The capital gain (or profit on sale) is the difference between the selling price of the dwelling and the purchase price you once paid for it. As a simple example, you paid € 85,000 for a home you bought and are now selling it for € 115,000. Your capital gain on the sale is € 30,000.
Capital gains are tax-free income if you have owned your home for at least two years and you or your family have lived in the home for at least two years continuously and permanently during your ownership. Your family includes your spouse and minor children.
So, capital gains are taxable income if you are selling a home you bought less than two years ago, or if you or your family have not lived in the home permanently for at least two years. For example, if you bought a home, lived in it yourself for a year and then rented it out to someone else, the conditions for a tax-free capital gain are not met.
Taxation of capital gain
Capital gains are taxed at the capital gains tax rate. In 2021, the seller pays 30% of tax on the capital gain up to € 30,000. The tax rate is 34% for any amount above € 30,000.
There are two ways of calculating capital gains for tax purposes. The first method is more common and involves deducting the purchase price from the sale price, plus the costs of selling the home and capital transfer tax. Sales costs include, for example, the estate agent’s commission. The purchase price may also include the cost of basic improvements to the dwelling.
The second method of taxation uses the so-called deemed acquisition cost, which can be calculated in two ways. If you have owned the dwelling for less than 10 years, you deduct 20% of the selling price of the dwelling, and if you have owned the dwelling for more than 10 years, you deduct 40%. No other costs are added to the deemed acquisition cost.

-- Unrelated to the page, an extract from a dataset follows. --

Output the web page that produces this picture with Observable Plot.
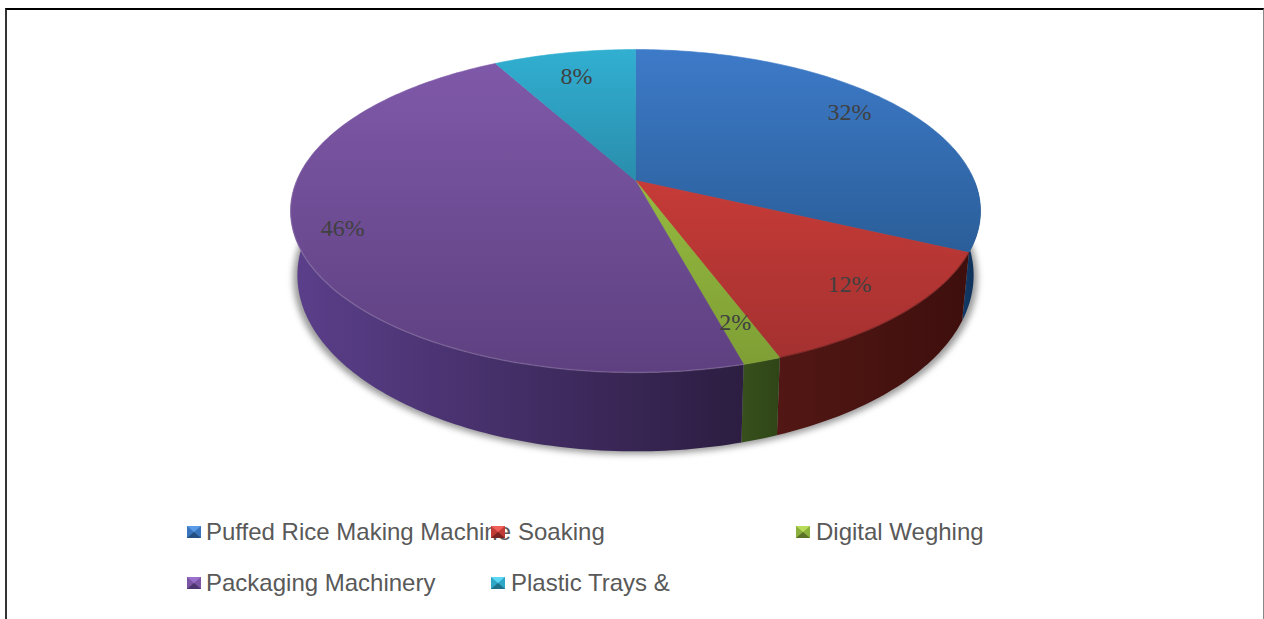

You should carefully calculate which of the two ways will result in a lower capital gain and less tax to pay.
How do I pay capital gains tax?
When you sell your home, you must notify the Tax Administration of the transfer. The obligation to notify applies to all taxable transfers, regardless of whether or not taxable income has been generated. Only completely tax-exempt transfers can be left unreported (for example, a tax-exempt transfer of your own home).
The transfer is reported to the Tax Administration by applying for advance tax either in MyTax or on a paper form. The Tax Administration will issue a decision on the advance tax based on the application. You will then receive a decision on the advance tax by post and the bank transfer forms for paying the tax. If you receive a pre-completed tax return later, you should check that the details of the transfer have been entered correctly.
Tax deduction for loss on sale
Sometimes the sale of a home results in a loss instead of a profit. The Tax Administration will contact you for more information. Check the information in the request for clarification you have received and correct it if necessary. Check the information on deductions on your tax return next spring.
Losses on the sale of a home can be deducted from both capital gains and other capital income. Losses on sales cannot be deducted from earned income.
If there is no capital income in the year of the transaction or less capital income than what the deductible losses are, the Tax Administration will deduct the capital loss from capital income over the next 5 years. The capital loss arises in the year in which the binding transaction is made.
A loss on the sale of your own permanent home is not tax deductible if the gain on the sale of the same home would have been tax-free.